:: Goal ::
Each line containing the word "React" should be found and copied.

:: Source material ::

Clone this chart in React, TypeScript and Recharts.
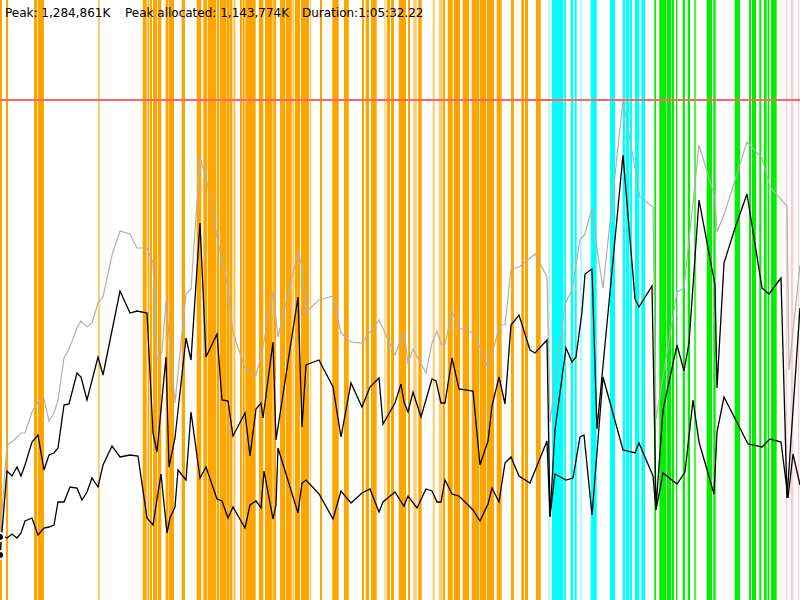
import React from "react";
import { LineChart, Line, XAxis, YAxis, ReferenceArea, ReferenceLine } from "recharts";

// Time positions (timeline units, 0..800) and memory levels (chart units, 0..600)
const grayTimes = [0,7,12,21,25,32,38,44,49,54,58,64,69,77,81,87,92,98,103,112,120,130,137,147,153,157,162,166,175,186,191,200,206,217,222,228,233,245,256,261,273,278,298,302,306,319,333,341,351,362,379,395,404,408,413,426,432,437,441,445,452,459,473,480,488,500,505,511,519,535,547,550,565,572,580,585,592,597,603,623,640,653,656,677,684,699,715,717,725,747,762,770,787,789,800];
const grayValues = [63,155,158,167,167,188,198,201,179,187,200,242,251,272,279,273,277,297,303,345,369,366,352,352,337,240,248,299,197,306,311,442,423,363,340,313,267,232,225,243,308,263,348,333,288,300,304,267,258,257,280,245,269,236,251,227,257,269,256,256,288,272,267,253,232,275,275,331,333,346,323,177,296,310,360,366,393,351,312,500,403,393,181,308,312,455,402,368,388,458,442,413,394,230,335];

const upperTimes = [0,7,12,17,21,25,32,38,44,49,54,58,64,69,77,81,87,98,103,120,130,137,147,153,157,166,169,175,186,191,200,206,217,222,228,233,245,250,256,261,263,273,276,298,302,306,319,333,341,351,362,370,379,383,395,401,404,408,413,421,432,436,441,445,452,459,473,480,488,492,499,505,511,519,530,535,547,550,555,566,572,576,582,585,592,597,623,635,639,652,656,663,677,684,689,699,715,717,724,735,747,762,769,781,787,800];
const upperValues = [45,129,124,133,124,135,158,165,130,145,147,152,195,196,227,223,200,243,225,309,287,289,287,167,148,243,133,162,262,240,377,243,266,200,199,164,187,144,191,197,182,258,160,303,173,235,240,213,163,217,193,213,222,176,197,216,198,188,208,183,221,219,197,197,242,211,209,135,159,194,223,196,275,285,250,247,260,83,170,252,238,243,288,326,331,171,445,301,293,314,92,190,255,229,257,400,315,212,337,372,406,312,306,322,102,292];

const lowerTimes = [0,3,7,12,17,21,25,32,38,44,49,54,58,64,70,77,82,87,92,98,103,112,120,130,138,147,153,161,167,170,175,178,186,191,200,206,217,222,228,233,245,250,256,261,264,273,276,278,298,302,306,319,333,341,351,362,370,379,383,395,400,404,408,417,426,432,437,441,445,452,459,473,480,488,492,499,505,511,519,530,547,550,555,566,573,580,584,592,603,623,635,639,653,656,663,677,685,693,699,714,717,724,748,762,770,781,788,793,800];
const lowerValues = [63,64,62,66,62,67,79,82,65,72,73,75,98,98,113,112,100,108,122,113,135,154,143,145,144,82,75,126,67,82,93,130,120,188,122,133,101,99,82,93,72,95,99,92,129,81,95,152,87,117,120,106,81,109,97,107,111,88,98,108,100,94,104,92,111,109,98,98,120,106,104,90,79,96,112,98,137,143,124,117,159,84,126,120,122,163,165,85,223,150,147,157,124,90,127,116,128,200,158,106,168,203,156,153,161,158,102,146,115];

const PEAK_LEVEL = 500;

// Activity bands on the timeline: [start, end]
const orangeBands: [number, number][] = [
  [0,2],[6,8],[34,37.3],[38,44],[142.7,146.7],[147.7,149.3],[150,152],[153,157.3],[158,161.3],[165.7,168.3],[168.7,174],[181.7,185],[196.7,201.3],
  [203.3,207],[207.7,216],[216.7,219],[219.7,226.3],[226.7,229.7],[230,232.3],[234.3,235.3],[240,242],[242.7,244.7],[245.3,255.7],[259,263.3],[265,272.7],[273.3,276],
  [280,285],[285.7,291.7],[294.7,300],[301,309],[320,322],[332.3,338.7],[344,348.7],[362,364],[365.7,369],[371,376.7],[387,390],[391,394],[398.7,406],
  [408,410],[418.3,421.7],[442.7,445],[447.7,452.7],[453.7,460],[462.7,469],[471.7,479],[479.7,486],[486.7,494],[496.7,501.7],[511,514],[521.3,524],[525,528],[536,540.7],
];
const lightOrangeBands: [number, number][] = [
  [98,100],[232.7,233.7],[292.3,294],[310,311.3],[384.3,385.7],[413.3,416.7],[432.7,434.7],[438.7,442],
];
const cyanBands: [number, number][] = [
  [552,563.3],[564.3,566],[570.7,573.3],[574.7,576.7],[590.7,596.7],[610,615],[622.7,625.3],[626,629.3],[630,632],[635,639.3],[641.3,645],
];
const lightCyanBands: [number, number][] = [[548,550],[580,582]];
const greenBands: [number, number][] = [
  [654.3,656],[659.3,666],[666.7,671.3],[672,674],[676,677.3],[682.7,685],[687.7,690],[694.3,695.7],[706.7,712],[713.3,715.7],
  [734.7,740],[749,751],[752,756],[759.3,761.3],[764,766.7],[767.7,769.3],[771,776.7],
];
const pinkBands: [number, number][] = [[785.7,787.3],[790.7,793.3],[798,799.3]];

const headerTexts = ["Peak: 1,284,861K", "Peak allocated: 1,143,774K", "Duration:1:05:32.22"];
const headerX = [5, 125, 302];

const toSeries = (t: number[], v: number[]) => t.map((x, i) => ({ t: x, v: v[i] }));
const grayData = toSeries(grayTimes, grayValues);
const upperData = toSeries(upperTimes, upperValues);
const lowerData = toSeries(lowerTimes, lowerValues);

const bandGroups: { bands: [number, number][]; color: string }[] = [
  { bands: orangeBands, color: "#FFA500" },
  { bands: lightOrangeBands, color: "#FFCB73" },
  { bands: cyanBands, color: "#00FFFF" },
  { bands: lightCyanBands, color: "#A8FFFF" },
  { bands: greenBands, color: "#00F000" },
  { bands: pinkBands, color: "#FFCCD5" },
];

export default function App() {
  return (
    <div style={{ position: "absolute", left: 0, top: 0, width: 800, height: 600, background: "#fff" }}>
      <LineChart width={800} height={600} margin={{ top: 0, right: 0, bottom: 0, left: 0 }}>
        <XAxis type="number" dataKey="t" domain={[0, 800]} allowDataOverflow hide />
        <YAxis type="number" domain={[0, 600]} allowDataOverflow hide />
        {bandGroups.flatMap((g, gi) =>
          g.bands.map((b, i) => (
            <ReferenceArea
              key={`b${gi}-${i}`}
              x1={b[0]}
              x2={b[1]}
              y1={0}
              y2={600}
              fill={g.color}
              fillOpacity={1}
              stroke="none"
              isFront={false}
            />
          ))
        )}
        <Line data={grayData} dataKey="v" type="linear" stroke="#b0b0b0" strokeWidth={1.2} dot={false} isAnimationActive={false} />
        <Line data={upperData} dataKey="v" type="linear" stroke="#000" strokeWidth={1.3} dot={false} isAnimationActive={false} />
        <Line data={lowerData} dataKey="v" type="linear" stroke="#000" strokeWidth={1.3} dot={false} isAnimationActive={false} />
        <ReferenceLine y={PEAK_LEVEL} stroke="#ff6464" strokeWidth={2} ifOverflow="extendDomain" />
      </LineChart>
      <svg width={800} height={30} style={{ position: "absolute", left: 0, top: 0, pointerEvents: "none" }}>
        {headerTexts.map((s, i) => (
          <text key={i} x={headerX[i]} y={17} fontFamily="DejaVu Sans, sans-serif" fontSize={12} fill="#000">
            {s}
          </text>
        ))}
      </svg>
    </div>
  );
}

:: Output for this task ::
Clone this chart in React, TypeScript and Recharts.
import React from "react";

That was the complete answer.